Édition du 27 septembre 2004 / volume 39, numéro 5
 
  Une nutritionniste plonge dans les frigos des jeunes hommes
Les jeunes hommes ont l'habitude de l'alimentation rapide et la génération actuelle est très portée sur le surgelé

En plus de ses études de maîtrise en nutrition, Marilyn Manceau travaille à Extenso, qui présente sur le Web de l'information sur la nutrition ( extenso.org ).

Au cours de l'été 2004, 15 hommes de 18 à 24 ans vivant seuls ou avec un colocataire ont reçu deux appareils photo jetables et une mission très spéciale: prendre des clichés de tout ce qui témoigne de leur rapport avec la nourriture. Un «clic» dans le frigo, un «clic» dans le garde-manger, un autre au-dessus de leur cuisinière, de leur assiette, dans la pièce des repas... Même les contenants où sont déposés les ordures et les objets destinés au recyclage ont été photographiés.

«Une photo dit beaucoup plus que des mots. Elle permet entre autres de connaître les comportements alimentaires des sujets, le type de plats qu'ils préparent, la grosseur des portions et l'hygiène dans la cuisine», signale la nutritionniste Marilyn Manceau, étudiante à la maîtrise à l'Université. Sans compter que les hommes, habituellement peu bavards en matière culinaire, sont plus loquaces lorsqu'on leur demande de commenter des photos qu'ils ont prises eux-mêmes.

C'est avec sa directrice de recherche, Marie Marquis, professeure au Département de nutrition, que l'étudiante a eu l'idée de cette méthodologie inusitée pour observer les moeurs alimentaires des jeunes hommes qui vivent en appartement à Montréal. «Les jeunes hommes constituent une population malheureusement peu connue des nutritionnistes, explique l'étudiante. Ils sont donc peu ciblés par les campagnes de sensibilisation à une saine alimentation.»

Pourtant, ajoute-t-elle, de mauvaises habitudes alimentaires adoptées tôt dans la vie peuvent entraîner à long terme des problèmes de santé sérieux: obésité, diabète de type 2, maladies cardiovasculaires, cancers, etc.

Surgelés et boissons gazeuses

Bien que l'analyse des données ne soit pas terminée (au moment de la rencontre avec Forum, deux entrevues individuelles restaient à faire), Mme Manceau a déjà observé certaines tendances chez les sujets étudiés. «La plupart ont l'habitude de l'alimentation rapide et cela paraît, commente-t-elle.
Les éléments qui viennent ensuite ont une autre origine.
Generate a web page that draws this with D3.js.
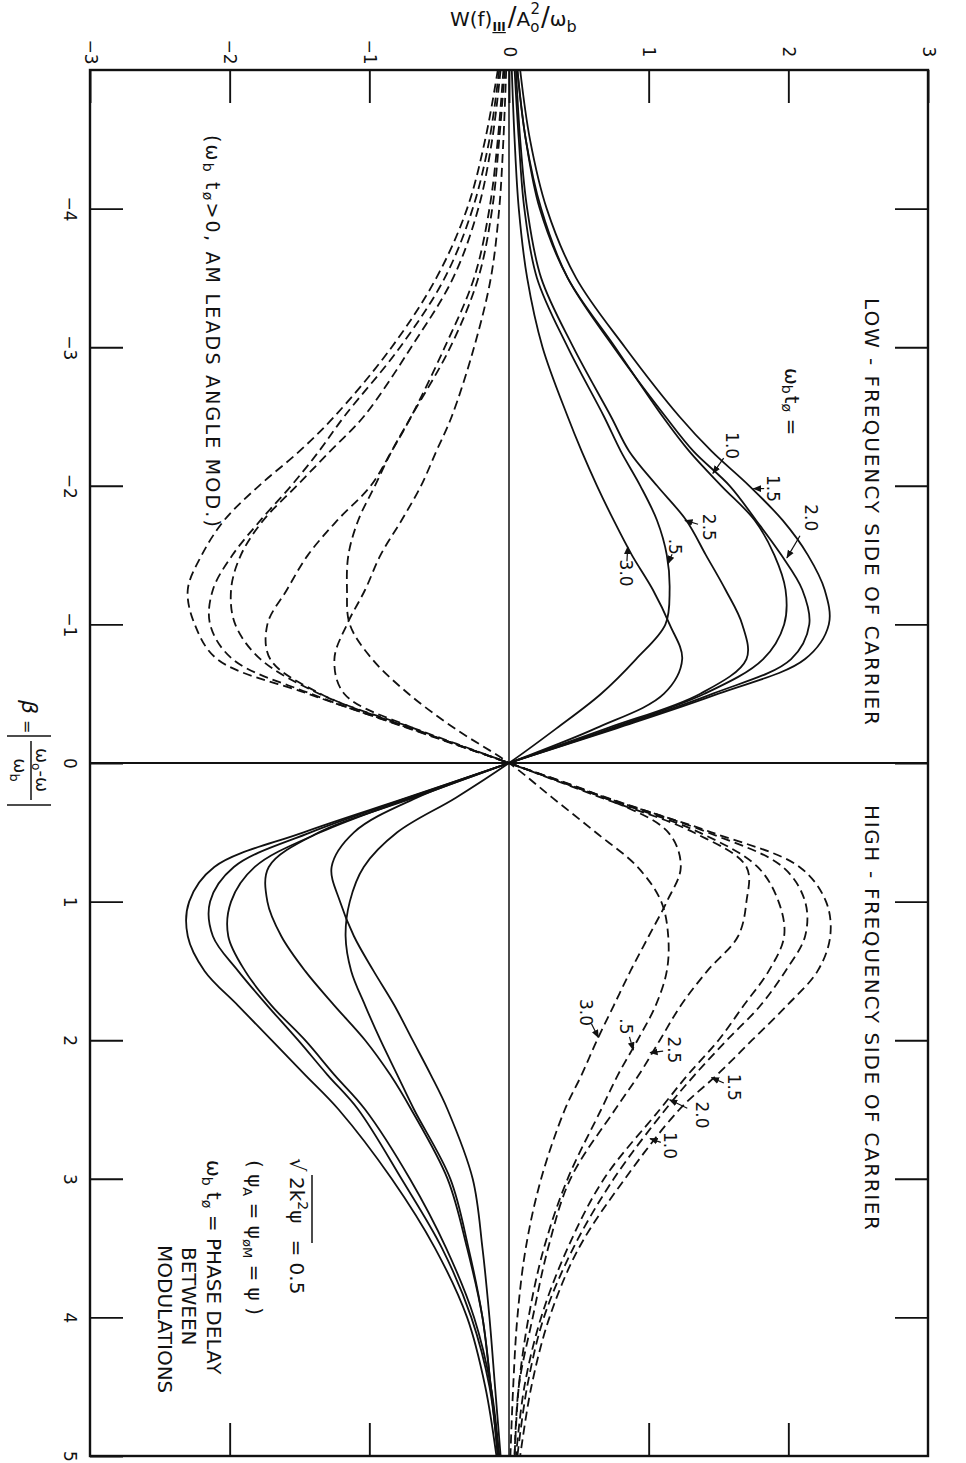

Le temps de préparation doit être limité au maximum.»

Portes ouvertes sur le frigo

Chez cette génération très portée sur le surgelé et le prêt-à-servir, les doigts de poulet pané, hamburgers, hot-dogs, pogos accompagnés de frites et arrosés de boissons gazeuses sont des vedettes incontestées. Mais certains jeunes, et pas nécessairement les plus scolarisés, apparaissent un peu plus sensibilisés à une alimentation équilibrée. Ces mêmes sujets sont aussi plus physiquement actifs et financièrement plus à l'aise.

Certains font preuve de beaucoup de débrouillardise lorsqu'ils manipulent leurs poêlons. «Ils ont un souci constant: éviter le gaspillage. Cela s'explique peut-être par le fait que leurs moyens sont limités. Mais les résultats sont tout de même intéressants au chapitre de la créativité en cuisine.»

Plusieurs hommes rencontrés par la nutritionniste ont pris conscience de lacunes dans leurs habitudes alimentaires. En entrevue, ils ont manifesté le désir de manger de façon plus régulière, soit trois repas par jour, et de consommer des aliments plus variés. «Le seul fait d'exprimer cette préoccupation est un signe positif», affirme la chercheuse.

Mais devoir montrer les photos prises à une nutritionniste a-t-il influencé le comportement des sujets? En d'autres termes, les jeunes hommes ont-ils fait montre d'un peu plus de zèle que d'habitude au moment des repas? «Nous le craignions avant de commencer la recherche, confie l'étudiante. Mais après avoir vu les photos et constaté la spontanéité de leurs commentaires, je suis certaine qu'ils ont respecté les consignes: agir comme à l'accoutumée.»

Une étude unique

Le projet de recherche a été financé par la Montreal Ottawa New Emerging Team au printemps 2003 afin d'étudier les déterminants métaboliques, génétiques et comportementaux de l'obésité. Ce groupe rassemble des chercheurs en nutrition et en kinésiologie de l'Université de Montréal et de l'Université d'Ottawa.

Il serait intéressant de mener la même expérience auprès des filles du même âge afin de comparer les habitudes alimentaires des deux sexes. Mais avec ses 15 entrevues et ses centaines de photos à analyser, la jeune femme en a plein les bras. Marilyn Manceau espère déposer son travail dirigé de maîtrise à l'été 2005.